Dizi, 2. bölümden itibaren akıcı ve sürükleyici bir şekilde ilerledi benim açımdan. Diğer bölümlere oranla daha zayıf kalan ilk bölümü izleyip de hemen bırakmayın diye bunu söylüyorum. Fena olmayan bir senaryosu ve sempatik bir oyuncu kadrosu vardı dizinin. Stranger Things’e selam çakar şekilde çocuk oyunculara epey süre ayırmışlar dizide. Güzel bir tercih olmuş bu durum. Purab Kohli ve Palomi Ghosh da bu çocuklara iyi eşlik etmişler. Bölüm sayısının az olması da bir artı olmuş dizi açısından. 10 bölümlük bir sezon yapıp araya 3-4 işe yaramaz doldurma bölüm sıkıştırmalarını istemezdim ben şahsen. Lakin 1 bölüm daha fazla olmasına hayır demezdim tabii.

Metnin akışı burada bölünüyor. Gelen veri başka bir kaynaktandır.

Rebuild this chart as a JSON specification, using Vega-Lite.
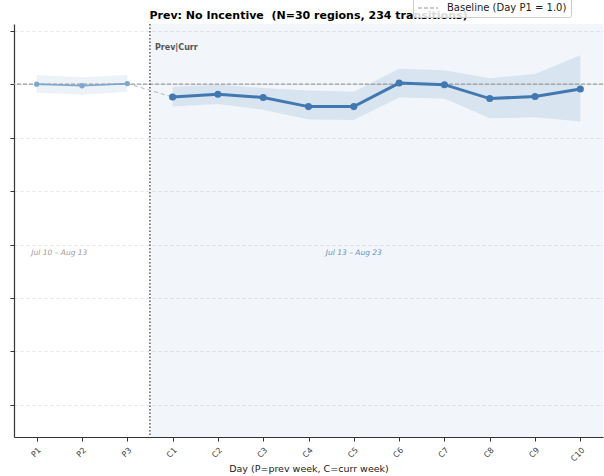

Birçok Bollywood filmi izlemiş ama hiç Hint dizisi izlememiş bir bünye olarak bu diziye ön yargılı davranılmaması gerektiğini düşünüyorum. Aralardan bir anda dans etmeye başlayan insanlar filan çıkmıyor, rahat olun. Abartının dibine vuran aksiyon sahneleriyle de süslenmemiş veya uzun uzun bakışma sahneleri de mevcut değil.

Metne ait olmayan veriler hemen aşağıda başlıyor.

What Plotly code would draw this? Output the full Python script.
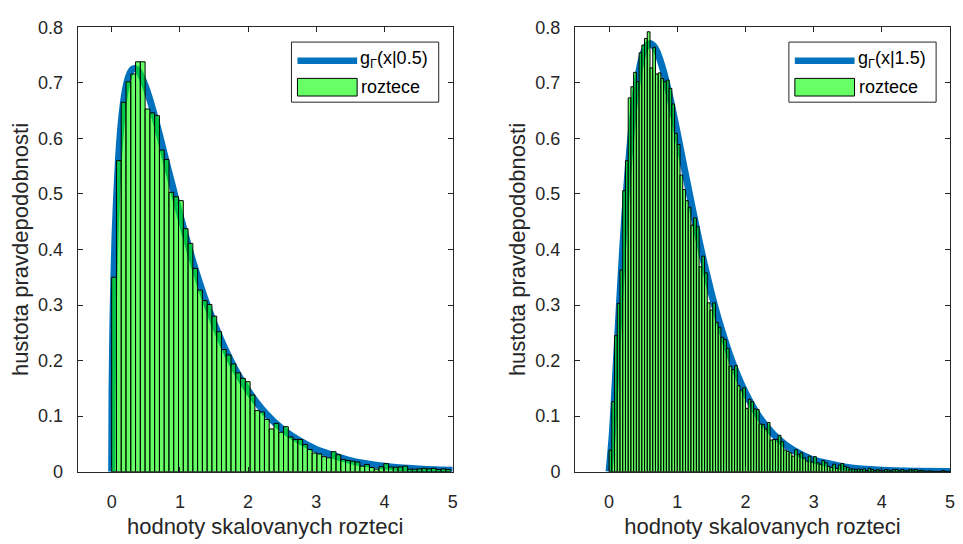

Yeterince başarılı bulduğum dizinin ucu açık bitti bu arada. Birçok şeyi toparlayıp gittiler ama 2. sezon için malzemeler de bıraktılar. Olası 2. sezonda olacakları da merak ediyorum ben şahsen. Umarım yeni sezon onayını kapar tez vakitte.
Benim diziyle ilgili söyleyeceklerim şimdilik bu kadar. İzlemeye niyeti olanlara iyi seyirler dilerim.
Bu da dizinin Türkçe altyazılı fragmanı:
yorumlar
Dizi bir gun final yapabilmeyi basarirsa izlerim. O gune kadar kenarda duracak malum Netflix’e guven olmuyor.
@pirate teşekkürler tanıtım için
Tanıtımı okuyunca The Haunting of Hill House hint versiyonu gibi geldi izleyecem.
Bunu ‘Sona erdi.’ olarak güncellemişler burada.